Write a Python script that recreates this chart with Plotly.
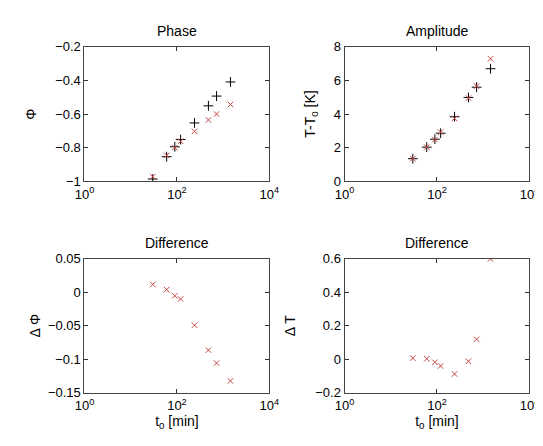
import plotly.graph_objects as go

t0 = [30, 60, 90, 120, 240, 480, 720, 1440]

phase_black = [-0.987, -0.854, -0.795, -0.752, -0.653, -0.551, -0.493, -0.409]
phase_red = [-0.973, -0.846, -0.800, -0.762, -0.703, -0.635, -0.600, -0.543]
amp_black = [1.34, 2.03, 2.50, 2.86, 3.84, 4.99, 5.60, 6.70]
amp_red = [1.34, 2.03, 2.48, 2.92, 3.74, 4.95, 5.66, 7.29]
diff_phase = [0.0114, 0.0037, -0.0054, -0.0102, -0.0493, -0.0864, -0.1057, -0.1322]
diff_amp = [0.007, 0.003, -0.018, -0.040, -0.088, -0.012, 0.119, 0.598]

xtick_vals = [1, 100, 10000]
xtick_text = ["10<sup>0</sup>", "10<sup>2</sup>", "10<sup>4</sup>"]

RED = "rgb(200,70,70)"
FONT = "Liberation Sans, Arial, sans-serif"
TICK = 13
TITLE = 14

fig = go.Figure()

def black_plus(x, y, xa, ya):
    fig.add_trace(go.Scatter(x=x, y=y, mode="markers", xaxis=xa, yaxis=ya,
                             marker=dict(symbol="cross-thin", size=7,
                                         line=dict(color="black", width=1)),
                             showlegend=False))

def red_x(x, y, xa, ya):
    fig.add_trace(go.Scatter(x=x, y=y, mode="markers", xaxis=xa, yaxis=ya,
                             marker=dict(symbol="x-thin", size=5.5,
                                         line=dict(color=RED, width=1)),
                             showlegend=False))

black_plus(t0, phase_black, "x", "y")
red_x(t0, phase_red, "x", "y")
black_plus(t0, amp_black, "x2", "y2")
red_x(t0, amp_red, "x2", "y2")
red_x(t0, diff_phase, "x3", "y3")
red_x(t0, diff_amp, "x4", "y4")

W, H = 543, 446
xl = [69 / W, 261 / W]
xr = [339 / W, 531 / W]
yt = [1 - 172 / H, 1 - 33 / H]
yb = [1 - 391 / H, 1 - 252 / H]

def xaxis(dom, anchor, title=None):
    d = dict(domain=dom, anchor=anchor, type="log", range=[0, 4],
             tickvals=xtick_vals, ticktext=xtick_text, ticks="inside", ticklen=4,
             tickcolor="#333", showline=True, linecolor="#444", linewidth=1,
             mirror="ticks", showgrid=False, zeroline=False, ticklabelstandoff=1,
             tickfont=dict(size=TICK, color="black", family=FONT))
    if title:
        d["title"] = dict(text=title, font=dict(size=TICK + 1, color="black", family=FONT), standoff=0)
    return d

def yaxis(dom, anchor, rng, dt, title, so):
    d = dict(domain=dom, anchor=anchor, range=rng, dtick=dt, tick0=rng[0],
             ticks="inside", ticklen=4, tickcolor="#333", showline=True,
             linecolor="#444", linewidth=1, mirror="ticks", showgrid=False,
             zeroline=False, tickfont=dict(size=TICK, color="black", family=FONT),
             title=dict(text=title, font=dict(size=TICK + 1, color="black", family=FONT), standoff=so))
    return d

fig.update_layout(
    width=W, height=H, margin=dict(l=0, r=0, t=0, b=0),
    paper_bgcolor="white", plot_bgcolor="white",
    font=dict(family=FONT, size=TICK, color="black"),
    xaxis=xaxis(xl, "y"),
    yaxis=yaxis(yt, "x", [-1, -0.2], 0.2, "Φ", 15),
    xaxis2=xaxis(xr, "y2"),
    yaxis2=yaxis(yt, "x2", [0, 8], 2, "T-T<sub>0</sub> [K]", 14),
    xaxis3=xaxis(xl, "y3", "t<sub>0</sub> [min]"),
    yaxis3=yaxis(yb, "x3", [-0.15, 0.05], 0.05, "Δ Φ", 4),
    xaxis4=xaxis(xr, "y4", "t<sub>0</sub> [min]"),
    yaxis4=yaxis(yb, "x4", [-0.2, 0.6], 0.2, "Δ T", 16),
)

titles = [("Phase", (xl[0] + xl[1]) / 2, 1 - 17 / H),
          ("Amplitude", (xr[0] + xr[1]) / 2, 1 - 17 / H),
          ("Difference", (xl[0] + xl[1]) / 2, 1 - 236 / H),
          ("Difference", (xr[0] + xr[1]) / 2, 1 - 236 / H)]
for txt, x, y in titles:
    fig.add_annotation(text=txt, x=x, y=y, xref="paper", yref="paper",
                       showarrow=False, font=dict(size=TITLE, color="black", family=FONT),
                       xanchor="center", yanchor="middle")

fig.write_html("out.html")
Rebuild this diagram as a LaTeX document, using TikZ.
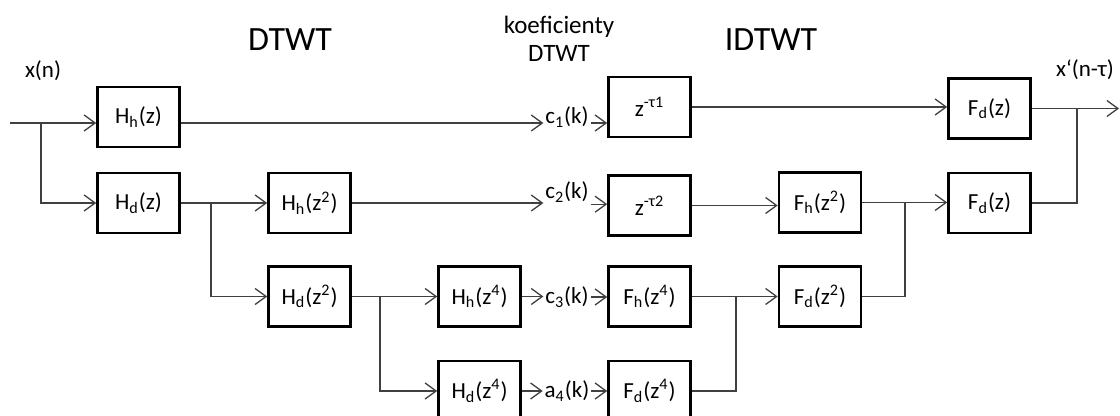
\documentclass[tikz,border=0pt]{standalone}
\usepackage{fontspec}
\setmainfont{Carlito}
\usetikzlibrary{arrows.meta}
\tikzset{
  blok/.style={draw, line width=1.3pt, minimum width=41pt, minimum height=30pt,
    inner sep=0pt, font=\fontsize{11.5}{13}\selectfont},
  spoj/.style={line width=0.65pt, draw=black!75},
  sip/.style={spoj, -{Straight Barb[length=5.5pt,width=8pt]}},
  popis/.style={inner sep=0.8pt, font=\fontsize{11.5}{13}\selectfont},
}
\begin{document}
\begin{tikzpicture}[x=0.5pt, y=-0.5pt]
  \useasboundingbox (0,0) rectangle (1120,416);
  \clip (0,0) rectangle (1120,416);

  % --- nadpisy ---
  \node[font=\fontsize{17}{20}\selectfont] (tDTWT) at (290,40) {DTWT};
  \node[font=\fontsize{17}{20}\selectfont] (tIDTWT) at (771,40) {IDTWT};
  \node[align=center, font=\fontsize{12.5}{14}\selectfont] (koef) at (559,39) {koeficienty\\DTWT};
  \node[popis] (vstup) at (43,71) {x(n)};
  \node[popis] (vystup) at (1085,70) {x‘(n-τ)};

  % --- analyza (DTWT) ---
  \node[blok] (Hh1) at (138.5,117) {H\textsubscript{h}(z)};
  \node[blok] (Hd1) at (138.5,203) {H\textsubscript{d}(z)};
  \node[blok] (Hh2) at (309.5,203) {H\textsubscript{h}(z\textsuperscript{2})};
  \node[blok] (Hd2) at (309.5,296.5) {H\textsubscript{d}(z\textsuperscript{2})};
  \node[blok] (Hh4) at (479.5,296.5) {H\textsubscript{h}(z\textsuperscript{4})};
  \node[blok] (Hd4) at (479.5,391) {H\textsubscript{d}(z\textsuperscript{4})};

  % --- koeficienty ---
  \node[popis] (c1) at (567,117) {c\textsubscript{1}(k)};
  \node[popis] (c2) at (567,192) {c\textsubscript{2}(k)};
  \node[popis] (c3) at (567,297) {c\textsubscript{3}(k)};
  \node[popis] (a4) at (567,391) {a\textsubscript{4}(k)};

  % --- synteza (IDTWT) ---
  \node[blok] (D1) at (649.5,107) {z\textsuperscript{-τ1}};
  \node[blok] (D2) at (649.5,205.5) {z\textsuperscript{-τ2}};
  \node[blok] (Fh4) at (649.5,296.5) {F\textsubscript{h}(z\textsuperscript{4})};
  \node[blok] (Fd4) at (649.5,391) {F\textsubscript{d}(z\textsuperscript{4})};
  \node[blok] (Fh2) at (820,202.5) {F\textsubscript{h}(z\textsuperscript{2})};
  \node[blok] (Fd2) at (820,296.5) {F\textsubscript{d}(z\textsuperscript{2})};
  \node[blok] (Fd1a) at (989.5,108.5) {F\textsubscript{d}(z)};
  \node[blok] (Fd1b) at (989.5,203) {F\textsubscript{d}(z)};

  % --- uzly vetveni ---
  \coordinate (in) at (10,123);
  \coordinate (j0) at (41,123);
  \coordinate (j1) at (211,203);
  \coordinate (j2) at (380,296.5);
  \coordinate (j3) at (736,296.5);
  \coordinate (j4) at (905,202.5);
  \coordinate (j5) at (1077,108.5);
  \coordinate (out) at (1119,108.5);

  % --- spoje ---
  \draw[sip] (in) -- (in -| Hh1.west);
  \draw[sip] (j0) |- (Hd1.west);
  \draw[sip] (Hh1.east |- in) -- (in -| c1.west);
  \draw[sip] (c1.east |- in) -- (in -| D1.west);

  \draw[sip] (Hd1.east) -- (Hh2.west);
  \draw[sip] (j1) |- (Hd2.west);
  \draw[sip] (Hh2.east) -- (Hh2.east -| c2.west);
  \draw[sip] (c2.south east) -- (c2.south east -| D2.west);

  \draw[sip] (Hd2.east) -- (Hh4.west);
  \draw[sip] (j2) |- (Hd4.west);
  \draw[sip] (Hh4.east) -- (Hh4.east -| c3.west);
  \draw[sip] (c3.east) -- (c3.east -| Fh4.west);
  \draw[sip] (Hd4.east) -- (Hd4.east -| a4.west);
  \draw[sip] (a4.east) -- (a4.east -| Fd4.west);

  \draw[sip] (D1.east) -- (D1.east -| Fd1a.west);
  \draw[sip] (D2.east) -- (D2.east -| Fh2.west);
  \draw[sip] (Fh4.east) -- (Fd2.west);
  \draw[spoj] (Fd4.east) -| (j3);
  \draw[sip] (Fh2.east) -- (Fh2.east -| Fd1b.west);
  \draw[spoj] (Fd2.east) -| (j4);
  \draw[sip] (Fd1a.east) -- (out);
  \draw[spoj] (Fd1b.east) -| (j5);
\end{tikzpicture}
\end{document}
#####
▶ [Requirement]:
Copy nothing but the lines above that run from the one with "Rebuild this diagram" to the one with "(a4) at (567,391)", ends included; pictures stay out.

▶ [The output]:
Rebuild this diagram as a LaTeX document, using TikZ.
\documentclass[tikz,border=0pt]{standalone}
\usepackage{fontspec}
\setmainfont{Carlito}
\usetikzlibrary{arrows.meta}
\tikzset{
  blok/.style={draw, line width=1.3pt, minimum width=41pt, minimum height=30pt,
    inner sep=0pt, font=\fontsize{11.5}{13}\selectfont},
  spoj/.style={line width=0.65pt, draw=black!75},
  sip/.style={spoj, -{Straight Barb[length=5.5pt,width=8pt]}},
  popis/.style={inner sep=0.8pt, font=\fontsize{11.5}{13}\selectfont},
}
\begin{document}
\begin{tikzpicture}[x=0.5pt, y=-0.5pt]
  \useasboundingbox (0,0) rectangle (1120,416);
  \clip (0,0) rectangle (1120,416);

  % --- nadpisy ---
  \node[font=\fontsize{17}{20}\selectfont] (tDTWT) at (290,40) {DTWT};
  \node[font=\fontsize{17}{20}\selectfont] (tIDTWT) at (771,40) {IDTWT};
  \node[align=center, font=\fontsize{12.5}{14}\selectfont] (koef) at (559,39) {koeficienty\\DTWT};
  \node[popis] (vstup) at (43,71) {x(n)};
  \node[popis] (vystup) at (1085,70) {x‘(n-τ)};

  % --- analyza (DTWT) ---
  \node[blok] (Hh1) at (138.5,117) {H\textsubscript{h}(z)};
  \node[blok] (Hd1) at (138.5,203) {H\textsubscript{d}(z)};
  \node[blok] (Hh2) at (309.5,203) {H\textsubscript{h}(z\textsuperscript{2})};
  \node[blok] (Hd2) at (309.5,296.5) {H\textsubscript{d}(z\textsuperscript{2})};
  \node[blok] (Hh4) at (479.5,296.5) {H\textsubscript{h}(z\textsuperscript{4})};
  \node[blok] (Hd4) at (479.5,391) {H\textsubscript{d}(z\textsuperscript{4})};

  % --- koeficienty ---
  \node[popis] (c1) at (567,117) {c\textsubscript{1}(k)};
  \node[popis] (c2) at (567,192) {c\textsubscript{2}(k)};
  \node[popis] (c3) at (567,297) {c\textsubscript{3}(k)};
  \node[popis] (a4) at (567,391) {a\textsubscript{4}(k)};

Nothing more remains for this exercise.